**Required task**
Exactly the lines from the line holding "Recreate this image" to the line holding "(d_top) -- (d_bot);", both lines included, are to be echoed; pictures are not.

**Rows**
┌──
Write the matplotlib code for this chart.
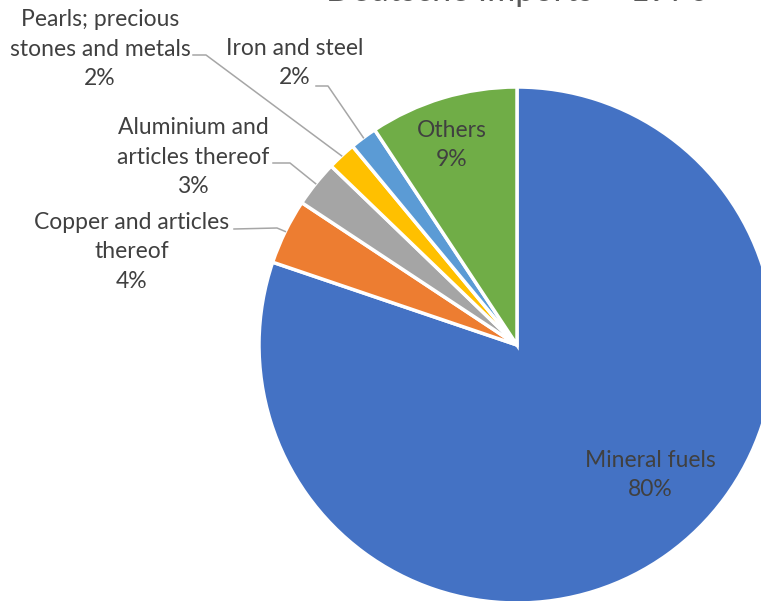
└──
┌──
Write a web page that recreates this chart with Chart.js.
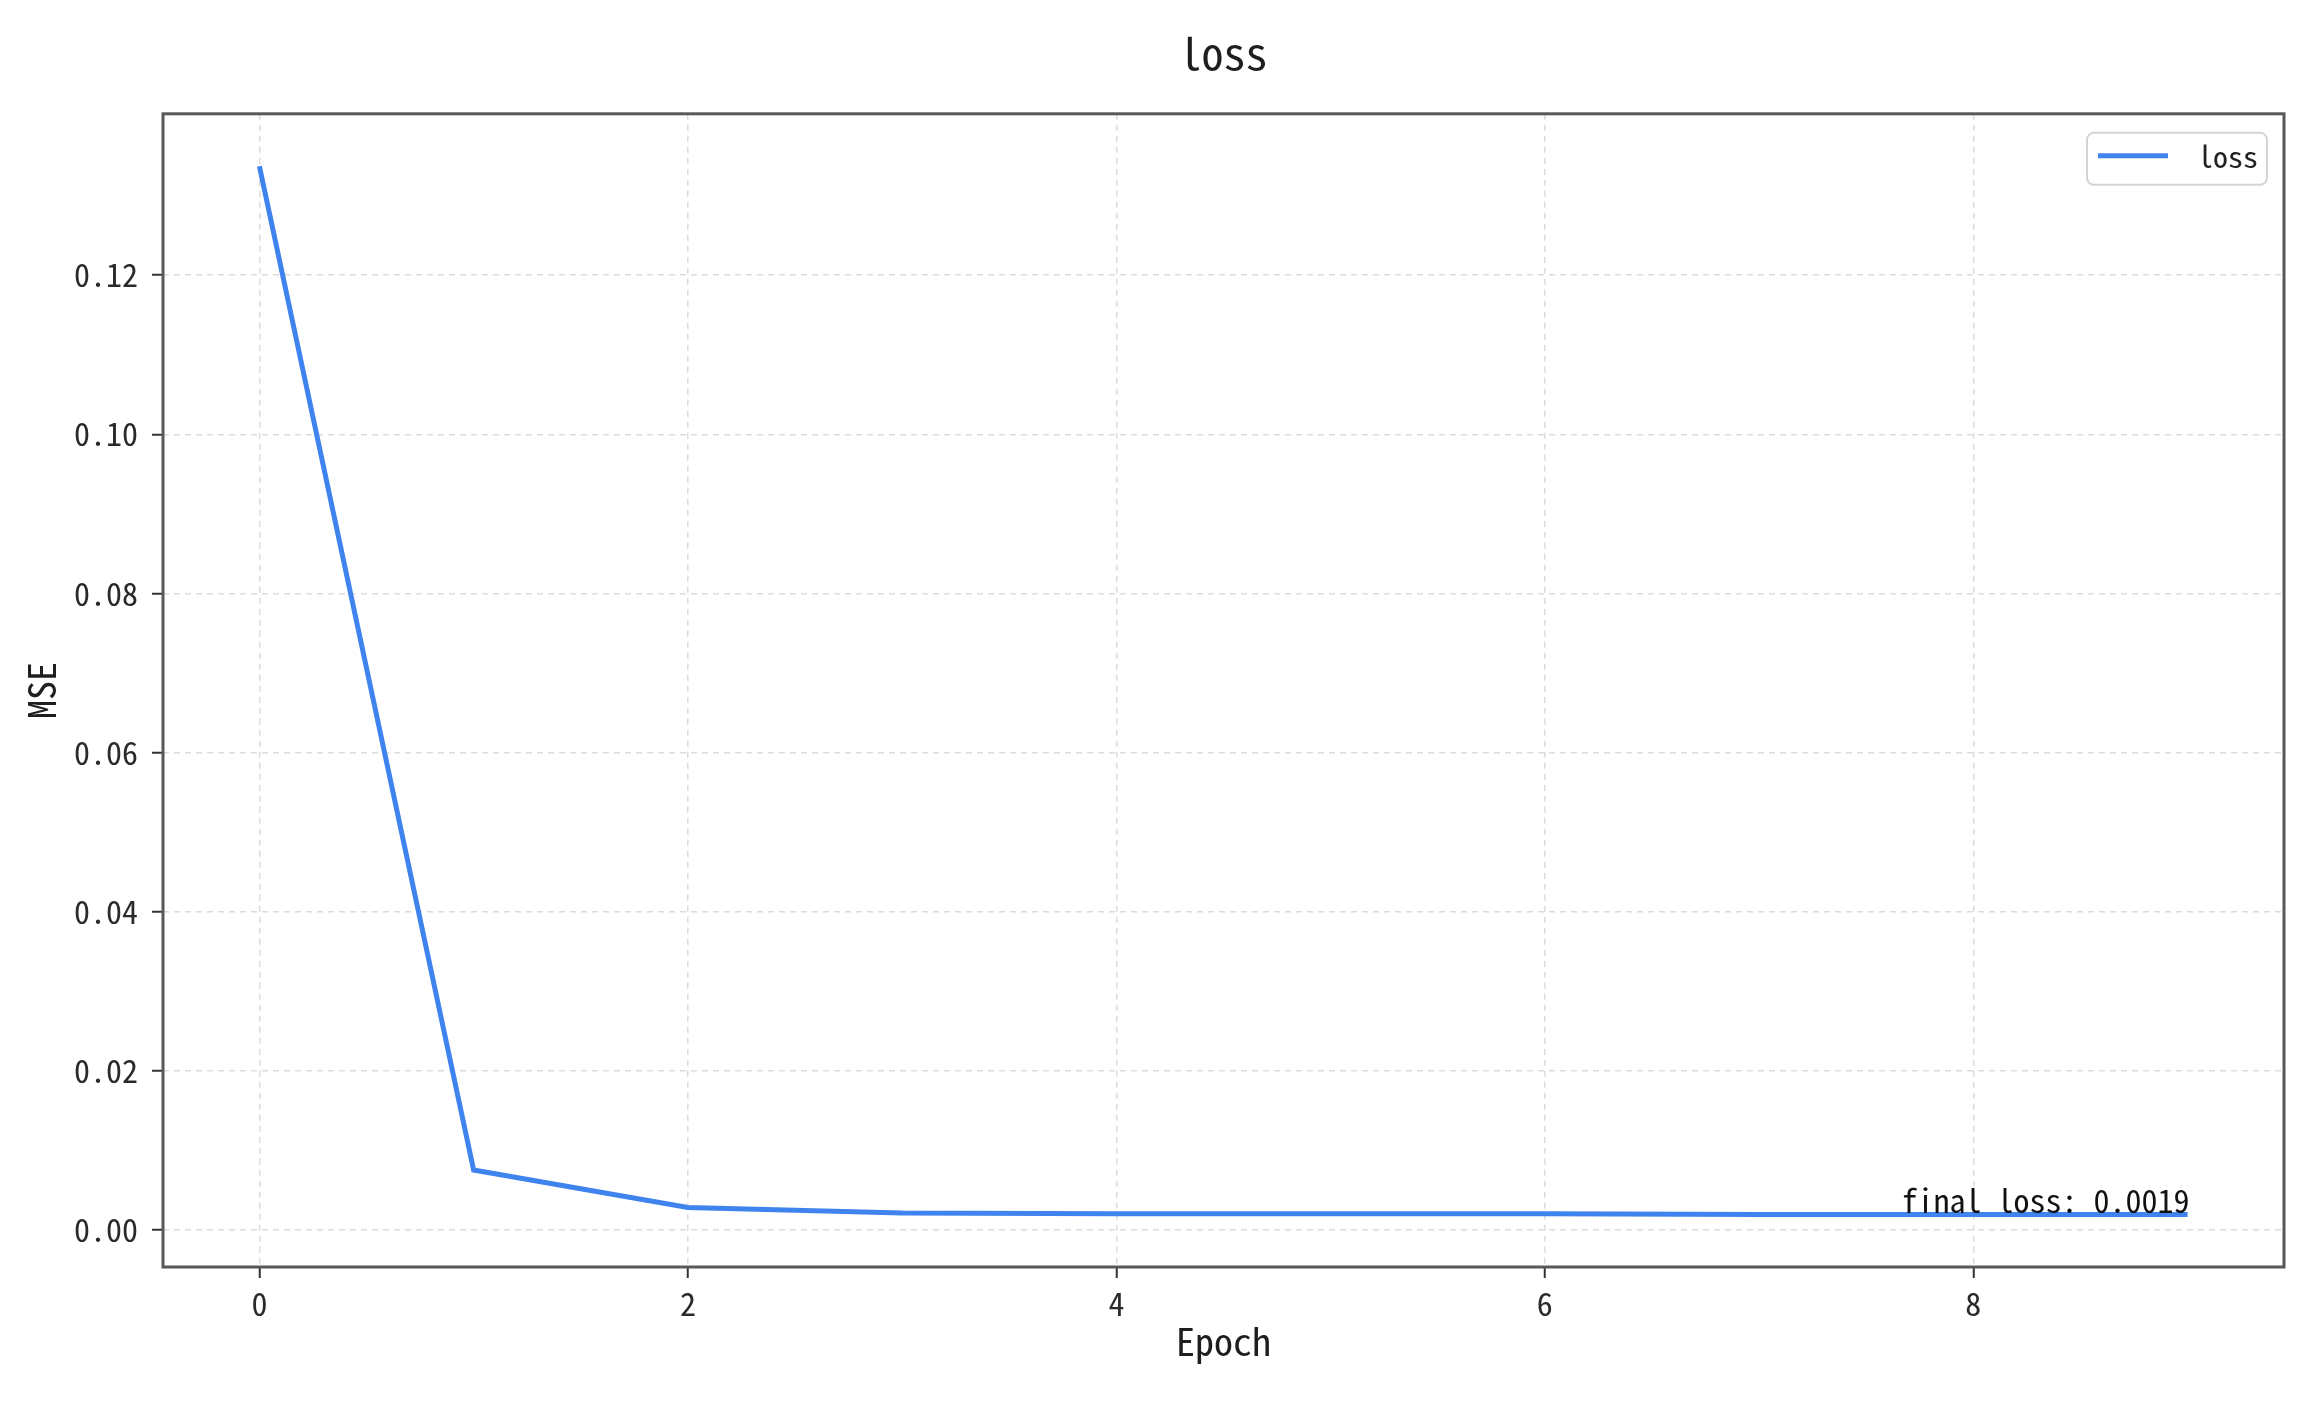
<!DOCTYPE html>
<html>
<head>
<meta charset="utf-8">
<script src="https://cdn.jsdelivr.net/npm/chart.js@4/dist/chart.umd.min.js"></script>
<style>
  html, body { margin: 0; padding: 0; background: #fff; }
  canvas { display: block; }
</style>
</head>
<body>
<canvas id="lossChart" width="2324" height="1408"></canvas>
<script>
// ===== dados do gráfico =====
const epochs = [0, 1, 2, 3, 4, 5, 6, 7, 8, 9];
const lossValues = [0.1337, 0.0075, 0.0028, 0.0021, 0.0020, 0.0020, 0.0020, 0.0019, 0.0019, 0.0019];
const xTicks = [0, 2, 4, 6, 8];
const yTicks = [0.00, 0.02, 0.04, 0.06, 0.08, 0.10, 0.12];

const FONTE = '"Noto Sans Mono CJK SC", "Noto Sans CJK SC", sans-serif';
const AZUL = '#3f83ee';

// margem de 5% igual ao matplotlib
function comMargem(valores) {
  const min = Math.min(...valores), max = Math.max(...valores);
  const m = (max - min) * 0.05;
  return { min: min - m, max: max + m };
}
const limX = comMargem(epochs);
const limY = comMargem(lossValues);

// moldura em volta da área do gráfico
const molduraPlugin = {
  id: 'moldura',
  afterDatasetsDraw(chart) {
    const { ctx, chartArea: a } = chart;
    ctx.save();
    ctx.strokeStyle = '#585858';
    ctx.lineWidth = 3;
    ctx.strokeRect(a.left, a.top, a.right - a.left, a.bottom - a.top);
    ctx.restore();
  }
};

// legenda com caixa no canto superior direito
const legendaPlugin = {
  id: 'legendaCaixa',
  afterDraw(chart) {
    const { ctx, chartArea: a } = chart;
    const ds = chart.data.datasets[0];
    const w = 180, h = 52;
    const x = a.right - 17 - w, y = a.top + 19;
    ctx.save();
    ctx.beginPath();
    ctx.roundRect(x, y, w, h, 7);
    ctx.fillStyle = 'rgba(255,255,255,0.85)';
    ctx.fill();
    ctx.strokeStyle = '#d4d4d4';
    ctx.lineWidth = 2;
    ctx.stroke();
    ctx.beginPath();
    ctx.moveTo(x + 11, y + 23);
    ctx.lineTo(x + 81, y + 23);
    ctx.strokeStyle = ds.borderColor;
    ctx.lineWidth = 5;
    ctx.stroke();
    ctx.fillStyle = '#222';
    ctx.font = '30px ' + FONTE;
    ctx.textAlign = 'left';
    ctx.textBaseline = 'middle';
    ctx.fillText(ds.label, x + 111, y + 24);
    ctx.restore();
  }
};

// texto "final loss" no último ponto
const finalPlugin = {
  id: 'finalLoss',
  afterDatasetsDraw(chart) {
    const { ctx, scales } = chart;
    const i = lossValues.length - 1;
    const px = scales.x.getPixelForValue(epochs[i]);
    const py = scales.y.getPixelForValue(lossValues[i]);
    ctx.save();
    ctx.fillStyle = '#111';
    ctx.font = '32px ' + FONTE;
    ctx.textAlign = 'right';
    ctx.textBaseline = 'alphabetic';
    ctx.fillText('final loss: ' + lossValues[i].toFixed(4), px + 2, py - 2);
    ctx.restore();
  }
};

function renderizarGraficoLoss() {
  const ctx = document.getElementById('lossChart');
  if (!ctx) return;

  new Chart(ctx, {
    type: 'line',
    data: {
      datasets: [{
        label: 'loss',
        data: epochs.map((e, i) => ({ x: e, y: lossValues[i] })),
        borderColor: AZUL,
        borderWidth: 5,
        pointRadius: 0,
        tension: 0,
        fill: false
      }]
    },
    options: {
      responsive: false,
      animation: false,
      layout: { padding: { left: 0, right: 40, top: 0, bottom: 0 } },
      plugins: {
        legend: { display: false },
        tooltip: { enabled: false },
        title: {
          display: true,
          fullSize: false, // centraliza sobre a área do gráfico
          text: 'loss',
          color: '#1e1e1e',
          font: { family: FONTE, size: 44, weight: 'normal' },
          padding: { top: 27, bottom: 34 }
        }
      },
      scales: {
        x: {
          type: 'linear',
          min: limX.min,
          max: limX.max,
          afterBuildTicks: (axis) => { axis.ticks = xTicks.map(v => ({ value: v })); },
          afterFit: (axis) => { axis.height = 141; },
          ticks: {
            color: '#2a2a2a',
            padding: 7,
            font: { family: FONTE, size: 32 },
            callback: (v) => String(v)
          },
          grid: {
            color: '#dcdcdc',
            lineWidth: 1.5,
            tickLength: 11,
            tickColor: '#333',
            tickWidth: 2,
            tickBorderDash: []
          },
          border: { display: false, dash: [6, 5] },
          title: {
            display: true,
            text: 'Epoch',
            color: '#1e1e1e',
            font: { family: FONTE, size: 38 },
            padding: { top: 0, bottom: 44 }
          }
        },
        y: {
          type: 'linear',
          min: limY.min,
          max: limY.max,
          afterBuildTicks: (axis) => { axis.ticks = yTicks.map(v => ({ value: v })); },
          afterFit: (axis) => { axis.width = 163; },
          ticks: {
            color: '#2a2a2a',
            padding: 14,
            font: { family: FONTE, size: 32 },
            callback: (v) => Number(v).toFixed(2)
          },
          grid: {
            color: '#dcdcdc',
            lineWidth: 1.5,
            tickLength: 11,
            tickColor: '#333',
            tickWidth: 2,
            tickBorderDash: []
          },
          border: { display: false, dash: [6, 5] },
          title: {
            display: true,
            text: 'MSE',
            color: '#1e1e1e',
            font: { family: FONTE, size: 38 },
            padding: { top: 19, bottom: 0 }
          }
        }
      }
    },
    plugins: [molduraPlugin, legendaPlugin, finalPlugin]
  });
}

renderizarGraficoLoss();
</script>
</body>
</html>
└──
┌──
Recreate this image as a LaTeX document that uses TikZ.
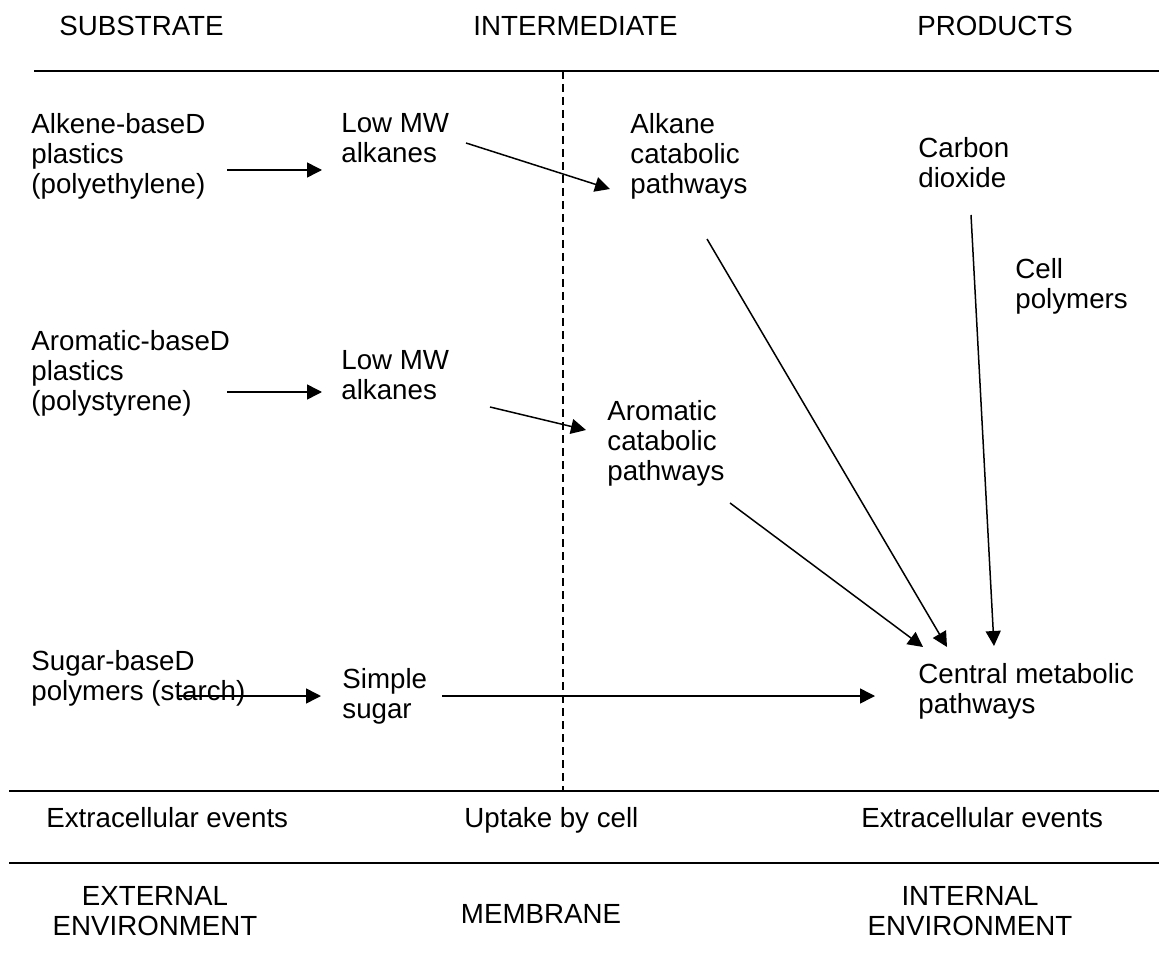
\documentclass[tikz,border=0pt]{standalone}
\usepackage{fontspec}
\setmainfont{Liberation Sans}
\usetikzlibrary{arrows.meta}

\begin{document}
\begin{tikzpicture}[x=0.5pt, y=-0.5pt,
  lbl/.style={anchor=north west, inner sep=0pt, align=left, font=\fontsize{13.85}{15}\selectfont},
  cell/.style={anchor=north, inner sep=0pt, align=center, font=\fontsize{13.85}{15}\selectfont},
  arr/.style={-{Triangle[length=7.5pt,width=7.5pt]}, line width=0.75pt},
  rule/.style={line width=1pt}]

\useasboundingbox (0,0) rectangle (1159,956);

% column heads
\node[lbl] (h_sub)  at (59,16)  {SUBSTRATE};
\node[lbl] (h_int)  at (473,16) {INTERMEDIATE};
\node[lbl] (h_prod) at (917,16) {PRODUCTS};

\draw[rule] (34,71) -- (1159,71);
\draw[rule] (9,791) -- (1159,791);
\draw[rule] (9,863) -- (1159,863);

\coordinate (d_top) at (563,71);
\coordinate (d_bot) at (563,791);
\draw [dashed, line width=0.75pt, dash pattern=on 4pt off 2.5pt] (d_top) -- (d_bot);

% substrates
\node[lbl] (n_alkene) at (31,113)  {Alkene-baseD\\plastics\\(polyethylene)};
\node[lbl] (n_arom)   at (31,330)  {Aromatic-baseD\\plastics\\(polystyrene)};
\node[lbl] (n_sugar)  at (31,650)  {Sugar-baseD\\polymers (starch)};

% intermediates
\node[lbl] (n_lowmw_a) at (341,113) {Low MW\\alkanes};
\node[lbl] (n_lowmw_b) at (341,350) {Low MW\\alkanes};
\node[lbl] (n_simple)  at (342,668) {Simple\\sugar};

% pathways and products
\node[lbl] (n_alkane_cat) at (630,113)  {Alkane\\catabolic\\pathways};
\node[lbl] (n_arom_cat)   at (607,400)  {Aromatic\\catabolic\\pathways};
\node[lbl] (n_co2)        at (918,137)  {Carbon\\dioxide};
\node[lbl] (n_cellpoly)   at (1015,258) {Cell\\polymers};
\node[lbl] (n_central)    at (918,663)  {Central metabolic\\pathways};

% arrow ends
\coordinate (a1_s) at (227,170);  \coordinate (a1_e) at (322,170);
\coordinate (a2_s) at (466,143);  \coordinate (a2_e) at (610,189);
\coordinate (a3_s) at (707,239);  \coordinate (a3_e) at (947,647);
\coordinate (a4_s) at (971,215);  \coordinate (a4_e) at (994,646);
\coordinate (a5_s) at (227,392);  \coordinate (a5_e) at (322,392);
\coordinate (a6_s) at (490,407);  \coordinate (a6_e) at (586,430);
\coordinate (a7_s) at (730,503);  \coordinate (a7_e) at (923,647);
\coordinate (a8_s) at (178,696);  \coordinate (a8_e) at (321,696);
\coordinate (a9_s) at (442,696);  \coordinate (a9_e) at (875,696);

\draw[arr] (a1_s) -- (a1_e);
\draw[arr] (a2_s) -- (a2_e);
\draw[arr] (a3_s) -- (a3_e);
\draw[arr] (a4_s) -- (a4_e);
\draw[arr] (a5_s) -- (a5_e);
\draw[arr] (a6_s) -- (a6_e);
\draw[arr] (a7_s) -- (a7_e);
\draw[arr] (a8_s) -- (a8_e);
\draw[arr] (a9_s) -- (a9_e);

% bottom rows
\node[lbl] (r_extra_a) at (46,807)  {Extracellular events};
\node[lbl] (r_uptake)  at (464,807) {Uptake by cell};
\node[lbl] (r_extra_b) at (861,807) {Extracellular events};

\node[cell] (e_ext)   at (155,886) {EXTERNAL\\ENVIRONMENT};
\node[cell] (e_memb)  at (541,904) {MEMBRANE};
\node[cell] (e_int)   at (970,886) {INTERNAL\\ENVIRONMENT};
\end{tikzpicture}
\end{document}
└──
**Reply**
Recreate this image as a LaTeX document that uses TikZ.
\documentclass[tikz,border=0pt]{standalone}
\usepackage{fontspec}
\setmainfont{Liberation Sans}
\usetikzlibrary{arrows.meta}

\begin{document}
\begin{tikzpicture}[x=0.5pt, y=-0.5pt,
  lbl/.style={anchor=north west, inner sep=0pt, align=left, font=\fontsize{13.85}{15}\selectfont},
  cell/.style={anchor=north, inner sep=0pt, align=center, font=\fontsize{13.85}{15}\selectfont},
  arr/.style={-{Triangle[length=7.5pt,width=7.5pt]}, line width=0.75pt},
  rule/.style={line width=1pt}]

\useasboundingbox (0,0) rectangle (1159,956);

% column heads
\node[lbl] (h_sub)  at (59,16)  {SUBSTRATE};
\node[lbl] (h_int)  at (473,16) {INTERMEDIATE};
\node[lbl] (h_prod) at (917,16) {PRODUCTS};

\draw[rule] (34,71) -- (1159,71);
\draw[rule] (9,791) -- (1159,791);
\draw[rule] (9,863) -- (1159,863);

\coordinate (d_top) at (563,71);
\coordinate (d_bot) at (563,791);
\draw [dashed, line width=0.75pt, dash pattern=on 4pt off 2.5pt] (d_top) -- (d_bot);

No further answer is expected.